***** DATA SEGMENT

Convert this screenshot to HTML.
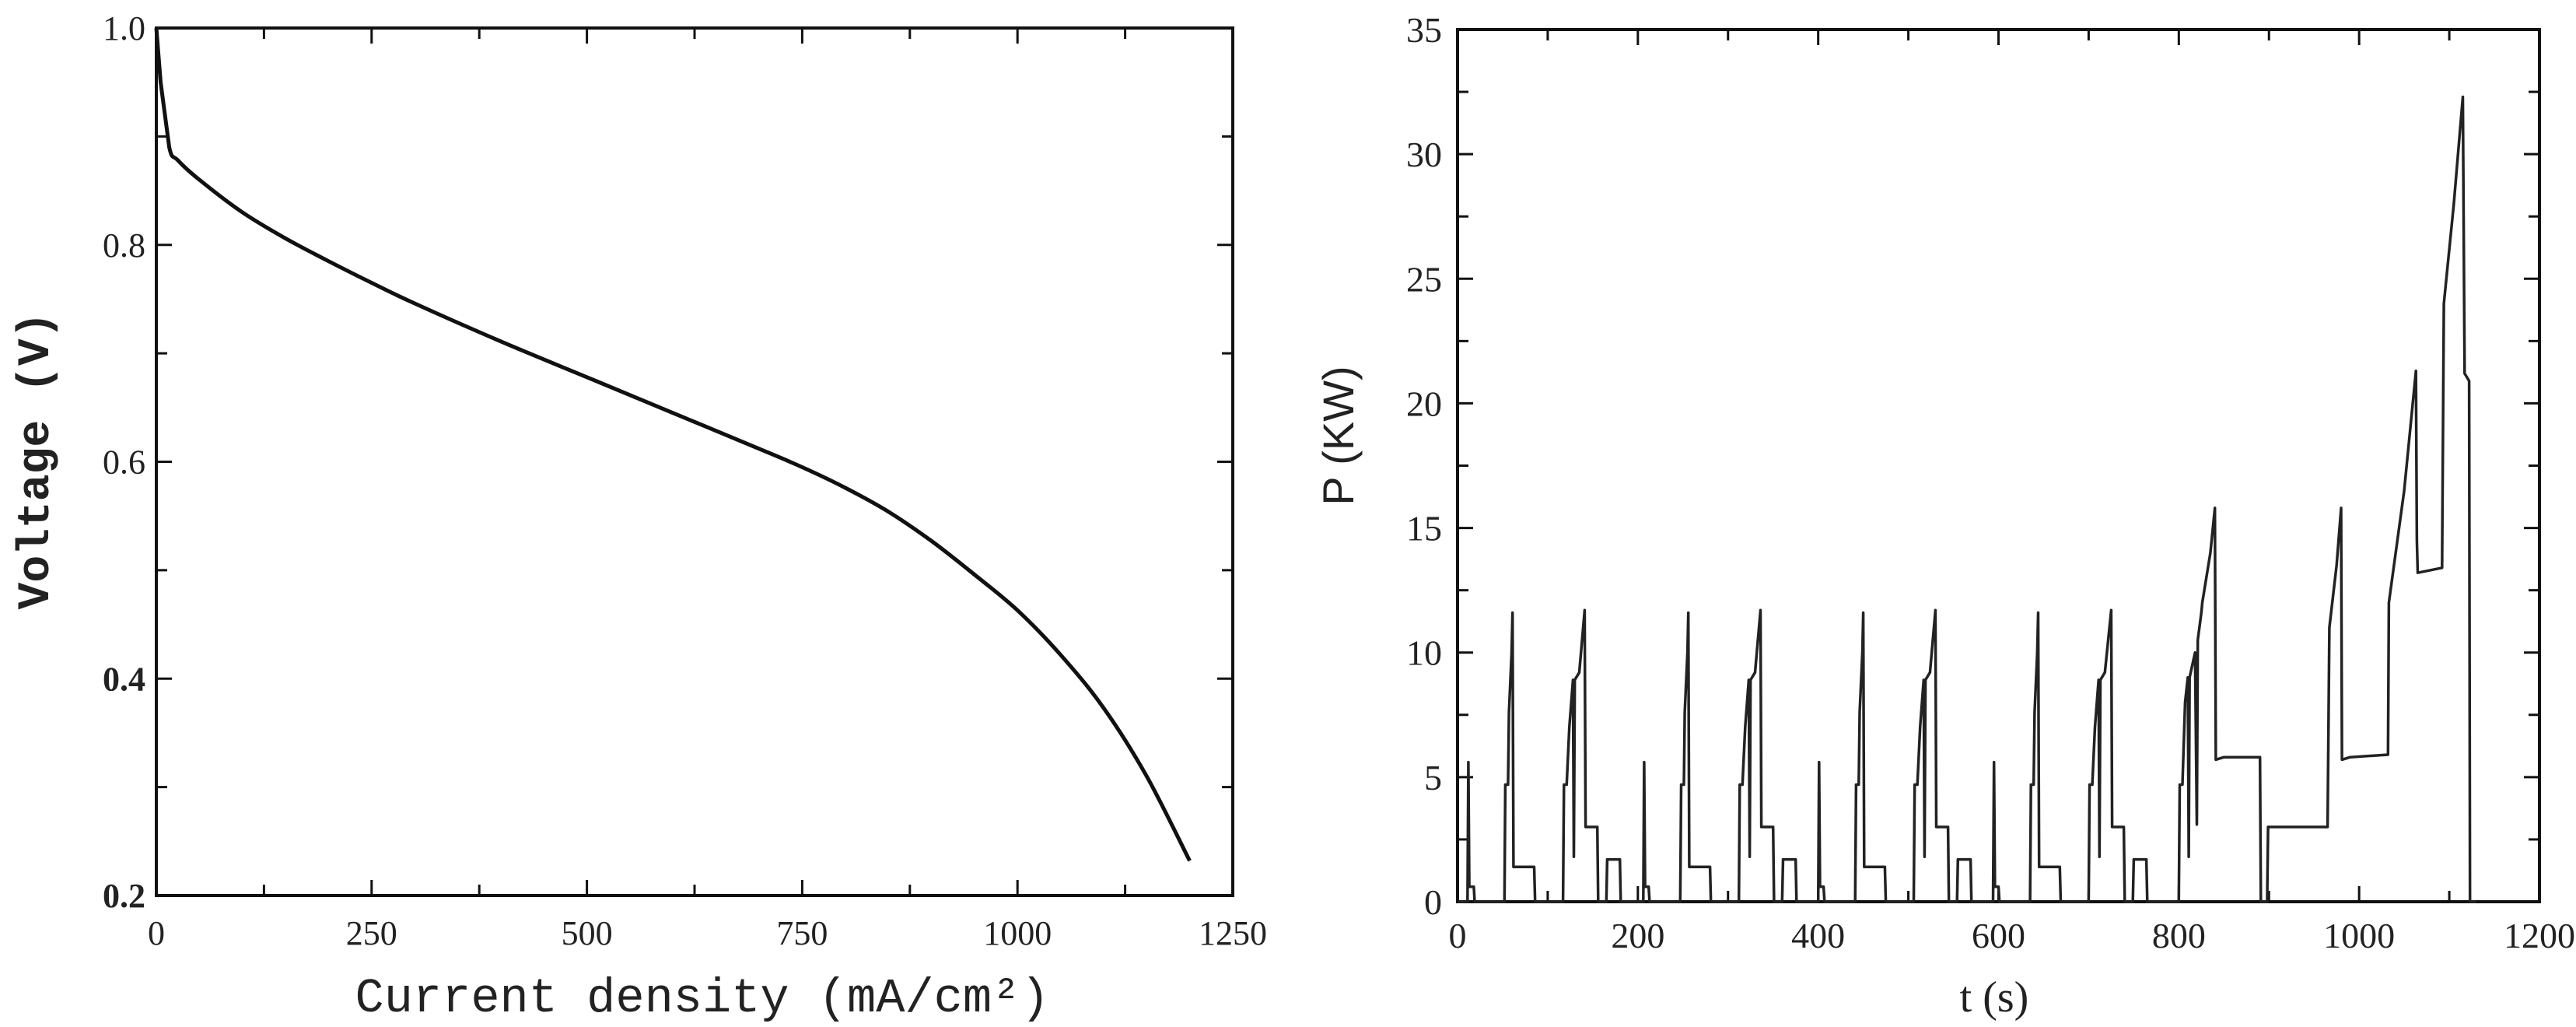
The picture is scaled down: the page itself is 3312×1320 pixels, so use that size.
<!DOCTYPE html>
<html><head><meta charset="utf-8">
<style>
html,body{margin:0;padding:0;background:#fff;}
svg{display:block;}
</style></head>
<body>
<svg id="fig" width="3312" height="1320" viewBox="0 0 3312 1320" xmlns="http://www.w3.org/2000/svg">
<rect width="3312" height="1320" fill="#fff"/>
<g id="left"></g>
<g id="right"></g>
</svg>
<script>
// Left chart data
const currentDensity = [0,5,15,25,50,100,150,200,250,300,400,500,600,700,750,800,850,900,950,1000,1050,1100,1150,1200];
const voltage = [1.0,0.95,0.89,0.878,0.86,0.83,0.806,0.785,0.765,0.746,0.711,0.678,0.645,0.612,0.595,0.576,0.554,0.527,0.496,0.463,0.422,0.373,0.31,0.232];
const leftXTicks = ["0","250","500","750","1000","1250"];
const leftYTicks = ["0.2","0.4","0.6","0.8","1.0"];

// Right chart data
const timeS = [0,11,12,13,18,19,52,53,56,57,60,61,62,85,86,117,118,121,124,128,129,130,135,141,142,155,156,165,166,180,181,
206,207,208,212,213,247,248,251,252,255,256,257,280,281,312,313,316,319,323,324,325,330,336,337,350,351,360,361,375,376,
400,401,402,406,407,441,442,445,446,449,450,451,474,475,506,507,510,513,517,518,519,524,530,531,544,545,554,555,569,570,
594,595,596,600,601,635,636,639,640,643,644,645,668,669,700,701,704,707,711,712,713,718,725,726,739,740,749,750,764,765,
800,801,804,807,810,811,812,818,820,821,825,826,835,840,841,850,890,891,898,899,965,967,975,980,981,990,1032,1033,1050,1063,1064,1065,1092,1094,1105,1115,1117,1122,1123,1130];
const powerKW = [0,0,5.6,0.6,0.6,0,0,4.7,4.7,7.6,10,11.6,1.4,1.4,0,0,4.7,4.7,7,8.9,1.8,8.9,9.2,11.7,3.0,3.0,0,0,1.7,1.7,0,
0,5.6,0.6,0.6,0,0,4.7,4.7,7.6,10,11.6,1.4,1.4,0,0,4.7,4.7,7,8.9,1.8,8.9,9.2,11.7,3.0,3.0,0,0,1.7,1.7,0,
0,5.6,0.6,0.6,0,0,4.7,4.7,7.6,10,11.6,1.4,1.4,0,0,4.7,4.7,7,8.9,1.8,8.9,9.2,11.7,3.0,3.0,0,0,1.7,1.7,0,
0,5.6,0.6,0.6,0,0,4.7,4.7,7.6,10,11.6,1.4,1.4,0,0,4.7,4.7,7,8.9,1.8,8.9,9.2,11.7,3.0,3.0,0,0,1.7,1.7,0,
0,4.7,4.7,8,9,1.8,9,10,3.1,10.5,11.6,12,14,15.8,5.7,5.8,5.8,0,0,3.0,3.0,11,13.5,15.8,5.7,5.8,5.9,12,16.5,21.3,14.5,13.2,13.4,24,28,32.3,21.2,20.9,0,0];
const rightXTicks = ["0","200","400","600","800","1000","1200"];
const rightYTicks = ["0","5","10","15","20","25","30","35"];

const NS="http://www.w3.org/2000/svg";
function mk(parent,tag,attrs,text){const e=document.createElementNS(NS,tag);for(const k in attrs)e.setAttribute(k,attrs[k]);if(text!==undefined)e.textContent=text;parent.appendChild(e);return e;}

// ---------- Left ----------
(function(){
const g=document.getElementById('left');
const L=201,R=1585,T=36,B=1151;
const x=v=>L+(v-0)/1250*(R-L);
const y=v=>B-(v-0.2)/0.8*(B-T);
const frame=mk(g,'rect',{x:L,y:T,width:R-L,height:B-T,fill:'none',stroke:'#111','stroke-width':4});


for(let v=0;v<=1250;v+=125){const major=(v%250===0);const len=major?20:14;
 mk(g,'line',{x1:x(v),x2:x(v),y1:B,y2:B-len,stroke:'#111','stroke-width':3});
 mk(g,'line',{x1:x(v),x2:x(v),y1:T,y2:T+len,stroke:'#111','stroke-width':3});}
for(let i=0;i<=8;i++){const v=0.2+i*0.1;const len=(i%2===0)?20:14;
 mk(g,'line',{x1:L,x2:L+len,y1:y(v),y2:y(v),stroke:'#111','stroke-width':3});
 mk(g,'line',{x1:R,x2:R-len,y1:y(v),y2:y(v),stroke:'#111','stroke-width':3});}
leftXTicks.forEach(s=>{const t=mk(g,'text',{x:x(+s),y:1214,'text-anchor':'middle','font-family':'Liberation Serif, serif','font-size':44,fill:'#222'},s);
 });
leftYTicks.forEach(s=>{const t=mk(g,'text',{x:L-14,y:y(+s)+15,'text-anchor':'end','font-family':'Liberation Serif, serif','font-size':44,fill:'#222','font-weight':(+s<=0.4?'bold':'normal')},s);
 });
const xt=mk(g,'text',{x:903,y:1300,'text-anchor':'middle','font-family':'Liberation Mono, monospace','font-size':62,fill:'#222'},'Current density (mA/cm²)');

const yt=mk(g,'text',{x:0,y:0,transform:'translate(62,592) rotate(-90)','text-anchor':'middle','font-family':'Liberation Mono, monospace','font-size':58,'font-weight':'bold',fill:'#222'},'Voltage (V)');

// Catmull-Rom smoothing through data points
const pts=currentDensity.map((c,i)=>[x(c),y(voltage[i])]);
let d='M'+pts[0][0].toFixed(1)+','+pts[0][1].toFixed(1);
for(let i=0;i<pts.length-1;i++){
 const p0=pts[Math.max(0,i-1)],p1=pts[i],p2=pts[i+1],p3=pts[Math.min(pts.length-1,i+2)];
 const k=(i<2)?0:1/6;
 const c1=[p1[0]+(p2[0]-p0[0])*k,p1[1]+(p2[1]-p0[1])*k];
 const c2=[p2[0]-(p3[0]-p1[0])*k,p2[1]-(p3[1]-p1[1])*k];
 d+=' C'+c1[0].toFixed(1)+','+c1[1].toFixed(1)+' '+c2[0].toFixed(1)+','+c2[1].toFixed(1)+' '+p2[0].toFixed(1)+','+p2[1].toFixed(1);
}
const p=mk(g,'path',{d:d,fill:'none',stroke:'#111','stroke-width':5,'stroke-linejoin':'round'});

})();

// ---------- Right ----------
(function(){
const g=document.getElementById('right');
const L=1874,R=3265,T=38,B=1159;
const x=v=>L+v/1200*(R-L);
const y=v=>B-v/35*(B-T);
const frame=mk(g,'rect',{x:L,y:T,width:R-L,height:B-T,fill:'none',stroke:'#111','stroke-width':4});


for(let v=0;v<=1200;v+=100){const len=(v%200===0)?20:14;
 mk(g,'line',{x1:x(v),x2:x(v),y1:B,y2:B-len,stroke:'#111','stroke-width':3});
 mk(g,'line',{x1:x(v),x2:x(v),y1:T,y2:T+len,stroke:'#111','stroke-width':3});}
for(let i=0;i<=14;i++){const v=i*2.5;const len=(i%2===0)?20:14;
 mk(g,'line',{x1:L,x2:L+len,y1:y(v),y2:y(v),stroke:'#111','stroke-width':3});
 mk(g,'line',{x1:R,x2:R-len,y1:y(v),y2:y(v),stroke:'#111','stroke-width':3});}
rightXTicks.forEach(s=>{const t=mk(g,'text',{x:x(+s),y:1218,'text-anchor':'middle','font-family':'Liberation Serif, serif','font-size':46,fill:'#222'},s);
 });
rightYTicks.forEach(s=>{const t=mk(g,'text',{x:L-20,y:y(+s)+16,'text-anchor':'end','font-family':'Liberation Serif, serif','font-size':46,fill:'#222'},s);
 });
const xt=mk(g,'text',{x:2564,y:1300,'text-anchor':'middle','font-family':'Liberation Serif, serif','font-size':56,fill:'#222'},'t (s)');

const yt=mk(g,'text',{x:0,y:0,transform:'translate(1740,560) rotate(-90)','text-anchor':'middle','font-family':'Liberation Sans, sans-serif','font-size':56,fill:'#222'},'P (KW)');

const d=timeS.map((t,i)=>(i?'L':'M')+x(t).toFixed(1)+','+y(powerKW[i]).toFixed(1)).join(' ');
const p=mk(g,'path',{d:d,fill:'none',stroke:'#222','stroke-width':3.5,'stroke-linejoin':'round'});

})();
</script>
</body></html>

**********

WHAT IS EXPECTED
Scan the listing above and identify each line holding the string "size"; copy every such line.

RESULT BELOW
The picture is scaled down: the page itself is 3312×1320 pixels, so use that size.
leftXTicks.forEach(s=>{const t=mk(g,'text',{x:x(+s),y:1214,'text-anchor':'middle','font-family':'Liberation Serif, serif','font-size':44,fill:'#222'},s);
leftYTicks.forEach(s=>{const t=mk(g,'text',{x:L-14,y:y(+s)+15,'text-anchor':'end','font-family':'Liberation Serif, serif','font-size':44,fill:'#222','font-weight':(+s<=0.4?'bold':'normal')},s);
const xt=mk(g,'text',{x:903,y:1300,'text-anchor':'middle','font-family':'Liberation Mono, monospace','font-size':62,fill:'#222'},'Current density (mA/cm²)');
const yt=mk(g,'text',{x:0,y:0,transform:'translate(62,592) rotate(-90)','text-anchor':'middle','font-family':'Liberation Mono, monospace','font-size':58,'font-weight':'bold',fill:'#222'},'Voltage (V)');
rightXTicks.forEach(s=>{const t=mk(g,'text',{x:x(+s),y:1218,'text-anchor':'middle','font-family':'Liberation Serif, serif','font-size':46,fill:'#222'},s);
rightYTicks.forEach(s=>{const t=mk(g,'text',{x:L-20,y:y(+s)+16,'text-anchor':'end','font-family':'Liberation Serif, serif','font-size':46,fill:'#222'},s);
const xt=mk(g,'text',{x:2564,y:1300,'text-anchor':'middle','font-family':'Liberation Serif, serif','font-size':56,fill:'#222'},'t (s)');
const yt=mk(g,'text',{x:0,y:0,transform:'translate(1740,560) rotate(-90)','text-anchor':'middle','font-family':'Liberation Sans, sans-serif','font-size':56,fill:'#222'},'P (KW)');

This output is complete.